Мюриель не могла заснуть, переворачивалась с боку на бок и никак не могла согреться. О чем думает сейчас Элизабет, о чем она способна думать? Наверное, считает Мюриель шпионкой, предательницей, которая, подозревая, долгое время следила и интриговала? Мюриель подумала: «Меня должны ненавидеть за то, что я знаю. О Боже, если бы только я ничего не знала. Если бы я увезла Элизабет отсюда, ни о чем не догадываясь. Но согласилась ли бы Элизабет?» Теперь невозможно было думать о том, чтобы взять с собой Элизабет. Но на что она обречена, оставаясь здесь? Мюриель не могла думать об Элизабет как о жертве. Но неужели она не испытывала жалости к своей кузине? Неужели долгие годы их дружбы претерпели такие метаморфозы, что даже их детство изменилось? Она подумала: «Бедная Элизабет», но мысль была бессодержательной. Она подумала: «Моя сестра», но не смогла придать словам нужный смысл. Единственная мысль, которая наконец пробудила в ней проблеск душевного волнения, — осознание, что она не покормила Элизабет. Может, ее кузина умрет здесь в доме, как животное, о котором не позаботились? Ее колокольчик не звенел. Было невыразимо странно думать, что кто-то другой, должно быть, накормил ее. Мюриель уснула, и ей приснился отец, каким он был много лет назад.
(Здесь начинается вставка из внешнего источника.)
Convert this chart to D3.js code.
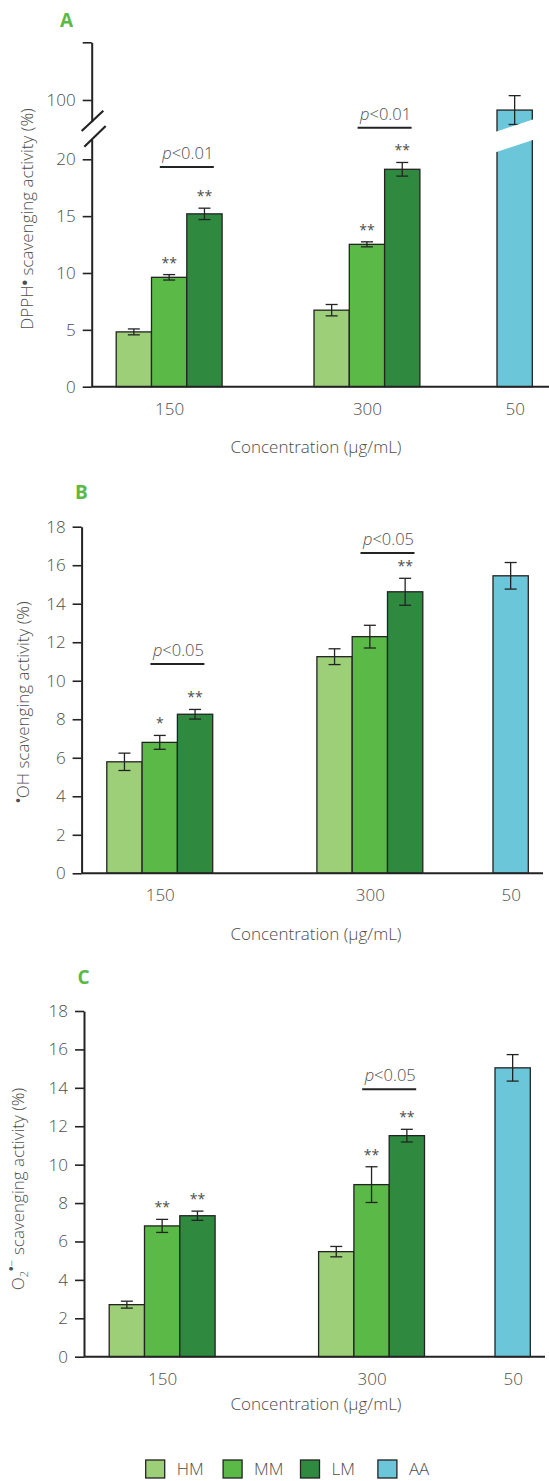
<!DOCTYPE html>
<html>
<head>
<meta charset="utf-8">
<script src="https://cdn.jsdelivr.net/npm/d3@7"></script>
<style>
  body { margin: 0; background: #fff; }
  svg { display: block; font-family: "Open Sans", "DejaVu Sans", sans-serif; }
</style>
</head>
<body>
<svg id="chart" width="549" height="1481"></svg>
<script>
// ---- data ----------------------------------------------------------------
const categories = ["150", "300", "50"];
const seriesNames = ["HM", "MM", "LM", "AA"];
const seriesColors = ["#9dcf79", "#5ab947", "#2f8a40", "#6bc6d9"];

// bar order in every panel: HM, MM, LM at 150; HM, MM, LM at 300; AA at 50
const barSeries = ["HM", "MM", "LM", "HM", "MM", "LM", "AA"];
const barCategory = ["150", "150", "150", "300", "300", "300", "50"];

// A: DPPH radical scavenging (%)
const dpphMean = [4.82, 9.62, 15.2, 6.73, 12.52, 19.12, 96.5];
const dpphSD = [0.26, 0.24, 0.5, 0.5, 0.22, 0.6, 5.0];
const dpphStars = ["", "**", "**", "", "**", "**", ""];
const dpphTicksLow = [0, 5, 10, 15, 20];
const dpphTicksHigh = [100, 120];
const dpphBrackets = [
  { category: "150", text: "0.01", level: 19.33 },
  { category: "300", text: "0.01", level: 22.78 }
];

// B: hydroxyl radical scavenging (%)
const ohMean = [5.79, 6.80, 8.26, 11.25, 12.29, 14.62, 15.45];
const ohSD = [0.45, 0.36, 0.25, 0.41, 0.59, 0.70, 0.69];
const ohStars = ["", "*", "**", "", "", "**", ""];
const ohTicks = [0, 2, 4, 6, 8, 10, 12, 14, 16, 18];
const ohBrackets = [
  { category: "150", text: "0.05", level: 10.87 },
  { category: "300", text: "0.05", level: 16.64 }
];

// C: superoxide anion scavenging (%)
const o2Mean = [2.71, 6.81, 7.34, 5.47, 8.96, 11.51, 15.04];
const o2SD = [0.18, 0.34, 0.24, 0.27, 0.93, 0.33, 0.69];
const o2Stars = ["", "**", "**", "", "**", "**", ""];
const o2Ticks = [0, 2, 4, 6, 8, 10, 12, 14, 16, 18];
const o2Brackets = [
  { category: "300", text: "0.05", level: 13.93 }
];

// ---- styling ---------------------------------------------------------------
const TEXT = "#4d4d4d";
const INK = "#232323";
const LETTER = "#5cb947";
const FS = 17;
const color = d3.scaleOrdinal().domain(seriesNames).range(seriesColors);

const svg = d3.select("#chart");

// panel layouts (pixels)
const panels = [
  {
    letter: "A", letterX: 60, letterY: 27,
    axisX: 91.7, y0: 386.7, yTop: 139.5, domainTop: 21.74,
    upper: { bottomPx: 121.6, topPx: 42.3, domain: [92.5, 120], ticks: dpphTicksHigh, label: [100] },
    groupX: [116.2, 314, 497], barW: 35.3, xRight: 549,
    titleY: 66,
    mean: dpphMean, sd: dpphSD, stars: dpphStars, ticks: dpphTicksLow, brackets: dpphBrackets,
    yTitle: [{ t: "DPPH" }, { t: "•", size: 15, weight: 700, dy: -3 }, { t: " scavenging activity (%)", dy: 3 }],
    yTitleX: 33, yTitleY: 219
  },
  {
    letter: "B", letterX: 75, letterY: 499,
    axisX: 81.6, y0: 873.3, yTop: 526.7, domainTop: 18,
    groupX: [106.8, 316.9, 493], barW: 35.3, xRight: 543,
    titleY: 67,
    mean: ohMean, sd: ohSD, stars: ohStars, ticks: ohTicks, brackets: ohBrackets,
    yTitle: [{ t: "•", size: 12, weight: 700, dy: -6 }, { t: "OH scavenging activity (%)", dy: 6 }],
    yTitleX: 29, yTitleY: 702
  },
  {
    letter: "C", letterX: 77.5, letterY: 984,
    axisX: 84, y0: 1356.7, yTop: 1011, domainTop: 18,
    groupX: [109.2, 318.6, 495], barW: 35.3, xRight: 545,
    titleY: 53,
    mean: o2Mean, sd: o2SD, stars: o2Stars, ticks: o2Ticks, brackets: o2Brackets,
    yTitle: [{ t: "O" }, { t: "2", size: 11, dy: 4 }, { t: "•", size: 12, weight: 700, dy: -12 }, { t: "−", size: 12 }, { t: " scavenging activity (%)", dy: 8 }],
    yTitleX: 24, yTitleY: 1189
  }
];

function drawPanel(p) {
  const g = svg.append("g");

  const y = d3.scaleLinear().domain([0, p.domainTop]).range([p.y0, p.yTop]);
  const yU = p.upper
    ? d3.scaleLinear().domain(p.upper.domain).range([p.upper.bottomPx, p.upper.topPx])
    : null;
  // bars taller than the break are read on the upper scale
  const isTall = m => !!yU && m > p.upper.domain[0];
  const scaleFor = m => isTall(m) ? yU : y;

  const slotIndex = { HM: 0, MM: 1, LM: 2, AA: 0 };
  const catIndex = c => categories.indexOf(c);
  const barLeft = i => p.groupX[catIndex(barCategory[i])] + slotIndex[barSeries[i]] * p.barW;

  // category label positions: centre of the middle bar (or the single bar)
  const catCentres = categories.map((c, k) => c === "50"
    ? p.groupX[k] + p.barW / 2
    : p.groupX[k] + 1.5 * p.barW);
  const xCat = d3.scaleOrdinal().domain(categories).range(catCentres);

  // panel letter
  g.append("text").attr("x", p.letterX).attr("y", p.letterY)
    .attr("font-size", 19).attr("font-weight", 700).attr("fill", LETTER)
    .text(p.letter);

  // bars
  const bars = p.mean.map((m, i) => ({ m, sd: p.sd[i], s: barSeries[i], i, star: p.stars[i], sc: scaleFor(m) }));
  g.selectAll("rect.bar").data(bars).join("rect")
    .attr("class", "bar")
    .attr("x", d => barLeft(d.i))
    .attr("width", p.barW)
    .attr("y", d => d.sc(d.m))
    .attr("height", d => p.y0 - d.sc(d.m))
    .attr("fill", d => color(d.s))
    .attr("stroke", INK).attr("stroke-width", 1.3);

  // error bars
  const cap = 6;
  const eb = g.selectAll("g.err").data(bars).join("g").attr("class", "err")
    .attr("stroke", INK).attr("stroke-width", 1.3);
  const cx = d => barLeft(d.i) + p.barW / 2;
  eb.append("line")
    .attr("x1", cx).attr("x2", cx)
    .attr("y1", d => d.sc(d.m - d.sd)).attr("y2", d => d.sc(d.m + d.sd));
  eb.append("line")
    .attr("x1", d => cx(d) - cap).attr("x2", d => cx(d) + cap)
    .attr("y1", d => d.sc(d.m + d.sd)).attr("y2", d => d.sc(d.m + d.sd));
  eb.append("line")
    .attr("x1", d => cx(d) - cap).attr("x2", d => cx(d) + cap)
    .attr("y1", d => d.sc(d.m - d.sd)).attr("y2", d => d.sc(d.m - d.sd));

  // break gap across the tall reference bar
  bars.filter(d => isTall(d.m)).forEach(d => {
    const x0 = barLeft(d.i) - 2, x1 = barLeft(d.i) + p.barW + 2;
    const c = cx(d);
    const topC = 125.5, gap = 20.5, slope = -0.33;
    const yt = x => topC + slope * (x - c);
    g.append("polygon")
      .attr("points", [[x0, yt(x0)], [x1, yt(x1)], [x1, yt(x1) + gap], [x0, yt(x0) + gap]].join(" "))
      .attr("fill", "#fff");
  });

  // significance stars
  g.selectAll("text.star").data(bars.filter(d => d.star)).join("text")
    .attr("class", "star")
    .attr("x", cx)
    .attr("y", d => d.sc(d.m + d.sd) - 7)
    .attr("text-anchor", "middle").attr("font-size", 14).attr("fill", TEXT)
    .text(d => d.star);

  // p-value brackets (spanning MM / LM)
  p.brackets.forEach(b => {
    const k = catIndex(b.category);
    const mid = p.groupX[k] + 2 * p.barW;
    const ly = y(b.level);
    g.append("line").attr("x1", mid - 27).attr("x2", mid + 27)
      .attr("y1", ly).attr("y2", ly)
      .attr("stroke", INK).attr("stroke-width", 2);
    const t = g.append("text").attr("x", mid + 1).attr("y", ly - 8)
      .attr("text-anchor", "middle").attr("font-size", 16.5).attr("font-weight", 300).attr("fill", TEXT);
    t.append("tspan").attr("font-style", "italic").text("p");
    t.append("tspan").text("<" + b.text);
  });

  // y axis
  const styleAxis = sel => {
    sel.select(".domain").attr("stroke", INK).attr("stroke-width", 2);
    sel.selectAll(".tick line").attr("stroke", INK).attr("stroke-width", 1.6);
    sel.selectAll(".tick text").attr("fill", TEXT).attr("font-size", FS).attr("font-weight", 300)
      .attr("font-family", "\"Open Sans\", sans-serif");
  };
  const axL = g.append("g").attr("transform", `translate(${p.axisX},0)`)
    .call(d3.axisLeft(y).tickValues(p.ticks).tickSize(9).tickSizeOuter(0).tickPadding(7).tickFormat(d3.format("d")));
  styleAxis(axL);
  if (yU) {
    const axU = g.append("g").attr("transform", `translate(${p.axisX},0)`)
      .call(d3.axisLeft(yU).tickValues(p.upper.ticks).tickSize(9).tickSizeOuter(0).tickPadding(7)
        .tickFormat(v => p.upper.label.includes(v) ? d3.format("d")(v) : ""));
    styleAxis(axU);
    // break marks on the axis
    [[81.7, 131, 103.3, 110.7], [84.3, 146.7, 105.7, 126]].forEach(s => {
      g.append("line").attr("x1", s[0]).attr("y1", s[1]).attr("x2", s[2]).attr("y2", s[3])
        .attr("stroke", INK).attr("stroke-width", 2.2);
    });
  }

  // x axis: baseline + category labels
  g.append("line").attr("x1", p.axisX).attr("x2", p.xRight)
    .attr("y1", p.y0).attr("y2", p.y0).attr("stroke", INK).attr("stroke-width", 2);
  const axB = g.append("g").attr("transform", `translate(0,${p.y0})`)
    .call(d3.axisBottom(xCat).tickSize(0).tickPadding(16));
  axB.select(".domain").remove();
  axB.selectAll(".tick text").attr("fill", TEXT).attr("font-size", FS).attr("font-weight", 300)
    .attr("font-family", "\"Open Sans\", sans-serif");

  // axis titles
  g.append("text").attr("x", 316).attr("y", p.y0 + p.titleY)
    .attr("text-anchor", "middle").attr("font-size", FS).attr("font-weight", 300).attr("fill", TEXT)
    .text("Concentration (μg/mL)");

  const yt = g.append("text")
    .attr("transform", `translate(${p.yTitleX},${p.yTitleY}) rotate(-90)`)
    .attr("text-anchor", "middle").attr("font-size", FS).attr("font-weight", 300).attr("fill", TEXT);
  p.yTitle.forEach(part => {
    const ts = yt.append("tspan").text(part.t);
    if (part.size) ts.attr("font-size", part.size);
    if (part.weight) ts.attr("font-weight", part.weight);
    if (part.dy) ts.attr("dy", part.dy);
  });
}

panels.forEach(drawPanel);

// legend
const legend = svg.append("g").attr("transform", "translate(145.7,1460)");
const item = legend.selectAll("g").data(seriesNames).join("g")
  .attr("transform", (d, i) => `translate(${i * 77.4},0)`);
item.append("rect").attr("width", 19).attr("height", 18)
  .attr("fill", d => color(d)).attr("stroke", INK).attr("stroke-width", 1.3);
item.append("text").attr("x", 31).attr("y", 15)
  .attr("font-size", FS).attr("font-weight", 300).attr("fill", TEXT)
  .text(d => d);
</script>
</body>
</html>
Когда наступило утро, оно казалось концом мира. Мюриель подумала: «Это самый худший день в моей жизни, только бы пережить его». Она открыла окно навстречу бледной полутьме. Туман, казалось, рассеивался. На улице было не холоднее, чем в ее спальне. Все в ней умолкло; даже тоненький голосок самосохранения, который порой продолжает звучать, когда уже нет благоразумия, теперь замер. Она только припомнила, как будто из далекого прошлого, что собиралась уйти. Мысль о том, что она может, если захочет, даже сейчас подойти к комнате Элизабет и открыть дверь, присутствовала в ее мозгу болезненно и отдаленно, как детально разработанная гипотеза пытки. Она машинально передвигалась по комнате, зубы ее стучали.